Okay, let's talk about last night's episode of One Tree Hill (OTH). I promise this is not turning into a television show review blog...I just feel the need to write about it since it pertains to the adoption process.
I complained last week about how the episide painted a very unrealistic picture of the adoptive parent and birthmom matching process (usually adoptive parents don't get picked that easily and in that kind of setting and birthmom's just don't let themselves in to the adoptive parents house and sit on their counters while eating Toaster Strudel's out of the freezer). Last night's episode made me feel a little bit better because it showed a very realistic scenario. I know it's just a television show but I felt connected with it. I could tell right away from the look Chloe, the birthmom, was giving Brooke when she asked her to leave the room until after the birth that she was going to choose to parent. Heck, I could even tell before then. While it's just a show on television with actors who are payed serious money to play these characters with these made up lives, I could feel the pain of spending time with the birthmom, getting to know the birthmom and even loving the birthmom...and being led to believe that you are going to be the parent of their little baby girl...for them to just suddenly decide to parent. While I believe that some of the birthmoms truly don't know until the second they hold their sweet baby that they want to parent, I do believe some of them know they are going to parent the whole time and are just afraid to admit it (I promise this is not a post bashing birthmoms...I really respect birthmoms and their decisions to choose for their baby to have a better life than they could give them. I also respect if they decide that they want to parent).
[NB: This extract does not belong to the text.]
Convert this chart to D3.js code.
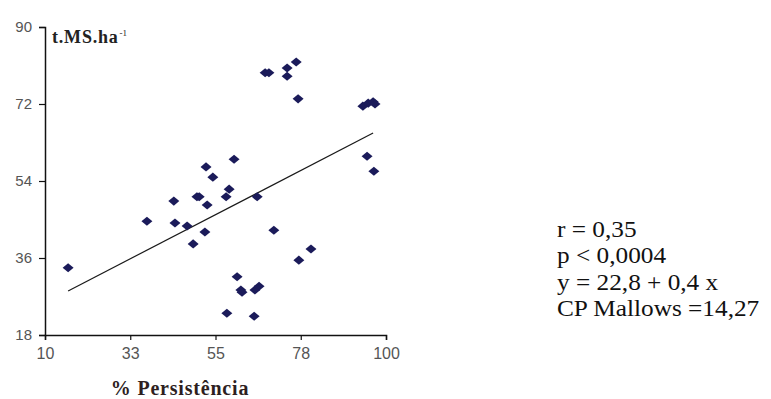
<!DOCTYPE html>
<html>
<head>
<meta charset="utf-8">
<script src="https://cdnjs.cloudflare.com/ajax/libs/d3/7.8.5/d3.min.js"></script>
<style>
  body { margin: 0; background: #fff; }
  svg { display: block; }
</style>
</head>
<body>
<svg id="chart"></svg>
<script>
// % Persistência (x) and t.MS.ha-1 (y)
var persistencia = [16.1, 36.9, 44.0, 44.3, 47.5, 49.1, 50.1, 50.7, 52.2, 52.8,
    52.5, 54.3, 59.9, 58.6, 57.8, 66.0, 70.4, 60.7, 61.7, 62.0,
    65.4, 66.5, 58.0, 65.2, 77.0, 80.2, 68.1, 69.1, 73.9, 73.9,
    76.3, 76.8, 93.9, 95.3, 96.6, 97.1, 95.0, 96.8];
var producao = [33.7, 44.6, 49.3, 44.2, 43.5, 39.3, 50.3, 50.3, 42.1, 48.4,
    57.3, 54.9, 59.1, 52.1, 50.3, 50.3, 42.5, 31.6, 28.5, 28.0,
    28.5, 29.4, 23.1, 22.4, 35.5, 38.1, 79.3, 79.3, 78.5, 80.4,
    81.8, 73.2, 71.5, 72.2, 72.5, 72.0, 59.8, 56.3];

// fitted line as drawn
var fitX = [16.1, 96.6];
var fitY = [28.3, 65.2];

var xTicks = [10, 32.5, 55, 77.5, 100];
var xTickLabels = ['10', '33', '55', '78', '100'];
var yTicks = [18, 36, 54, 72, 90];

var stats = ['r = 0,35', 'p < 0,0004', 'y = 22,8 + 0,4 x', 'CP Mallows =14,27'];

var width = 771, height = 399;

var svg = d3.select('#chart')
    .attr('width', width)
    .attr('height', height);

var x = d3.scaleLinear()
    .domain([10, 100])
    .range([45, 386]);

var y = d3.scaleLinear()
    .domain([18, 90])
    .range([335, 27]);

var xAxis = d3.axisBottom(x)
    .tickValues(xTicks)
    .tickSize(5)
    .tickPadding(8)
    .tickFormat(function (d, i) { return xTickLabels[i]; });

var yAxis = d3.axisLeft(y)
    .tickValues(yTicks)
    .tickSize(6)
    .tickPadding(7);

var gx = svg.append('g')
    .attr('transform', 'translate(0,' + 335 + ')')
    .call(xAxis);

var gy = svg.append('g')
    .attr('transform', 'translate(' + 45 + ',0)')
    .call(yAxis);

[gx, gy].forEach(function (g) {
    g.select('.domain').attr('stroke', '#111').attr('stroke-width', 1.5);
    g.selectAll('.tick line').attr('stroke', '#111').attr('stroke-width', 1.2);
    g.selectAll('.tick text')
        .attr('fill', '#555')
        .style('font-family', 'Arial, "Liberation Sans", sans-serif')
        .style('font-size', '16px');
});
gy.selectAll('.tick text').style('font-size', '15px');

// regression line
svg.append('line')
    .attr('x1', x(fitX[0]))
    .attr('y1', y(fitY[0]))
    .attr('x2', x(fitX[1]))
    .attr('y2', y(fitY[1]))
    .attr('stroke', '#1a1a1a')
    .attr('stroke-width', 1.2);

// points as diamonds
svg.append('g')
    .selectAll('path')
    .data(persistencia)
    .enter().append('path')
    .attr('d', d3.symbol().type(d3.symbolDiamond2).size(58))
    .attr('transform', function (d, i) {
        return 'translate(' + x(d) + ',' + y(producao[i]) + ') scale(1.15,0.95)';
    })
    .attr('fill', '#1b1b5a');

// y axis title
var yt = svg.append('text')
    .attr('x', 52)
    .attr('y', 43)
    .style('font-family', '"Liberation Serif", "Times New Roman", serif')
    .style('font-weight', 'bold')
    .style('font-size', '18px')
    .style('letter-spacing', '0.8px')
    .attr('fill', '#222')
    .text('t.MS.ha');
yt.append('tspan')
    .attr('dy', -7)
    .attr('dx', 1)
    .style('font-size', '9px')
    .style('font-weight', 'normal')
    .style('letter-spacing', '0px')
    .text('-1');

// x axis title
svg.append('text')
    .attr('x', 180)
    .attr('y', 395)
    .attr('text-anchor', 'middle')
    .style('font-family', '"Liberation Serif", "Times New Roman", serif')
    .style('font-weight', 'bold')
    .style('font-size', '20px')
    .style('letter-spacing', '0.8px')
    .attr('fill', '#2e1f1f')
    .text('% Persistência');

// stats block
svg.append('g')
    .attr('transform', 'translate(557,0) scale(1.1,1)')
    .selectAll('text')
    .data(stats)
    .enter().append('text')
    .attr('x', 0)
    .attr('y', function (d, i) { return 237 + i * 26.5; })
    .style('font-family', '"Liberation Serif", "Times New Roman", serif')
    .style('font-size', '23px')
    .attr('fill', '#111')
    .text(function (d) { return d; });
</script>
</body>
</html>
Seeing Brooke and Julianne just standing there realizing what was happening right before their eyes and hearts - that they were not going to be parents at that very instant as they were led to believe - really pinched my heart. That pain is still fresh for me and will be until the Lord leades us to our baby.
Having a birthmom change her mind (which, I really can respect that decision. It's a life altering decision and as much as it hurts and as much as the decision is sometimes not the best decision for the baby, it's a life altering decision and I would never want anyone to live with a deep regret for the rest of their lives.) at the last minute is, in my humble opinion, losing a child. It's as real as a death of a child. I fully and truly believe that with any and every failed match, the adoptive parents grieve the death of a child when the birthfamily decide to parent. In some cases you might have weeks or months to prepare for this child and choose a name for this child and really fall in love with this unborn child. In other cases you may only have a couple of hours or days to prepare for this child but that doesn't take away the love you are already experiencing. In the case of our second failed match we spent hours at the hospital with the birthmom and I could tell right away from when we arrived at her room in the hospital that she was going to parent. Something in my gut just told me from the way she was acting and the things she was repeatedly saying. We did not get to hold the baby girl or even see her by our own choice. We received word from her social worker that she was considering not placing the baby for adoption but yet she still wanted to see us and for us to see and hold the baby...she wanted the company. I (and the social worker) felt like this would be so cruel to do to us since her mind was already made up and so we declined to visit the birthmom and the baby girl in the hospital. Anyways, all in all I thought OTH handled the episode very well. It was well written and well directed - and even well acted ("well acted" is not really a correct phrase but you get the gist). Also, one last thought on last night's episode...I couldn't help but crack up and chuckle when Brooke and Julian entered their birthmom's hospital room and immediately started asking how she was feeling and if they could get her anything to eat. They were desperate to make her feel comfortable. The reason I chuckled was not because it was hilarious but because it brought back flashbacks of when Kyle and I did the same exact thing with both birthmoms.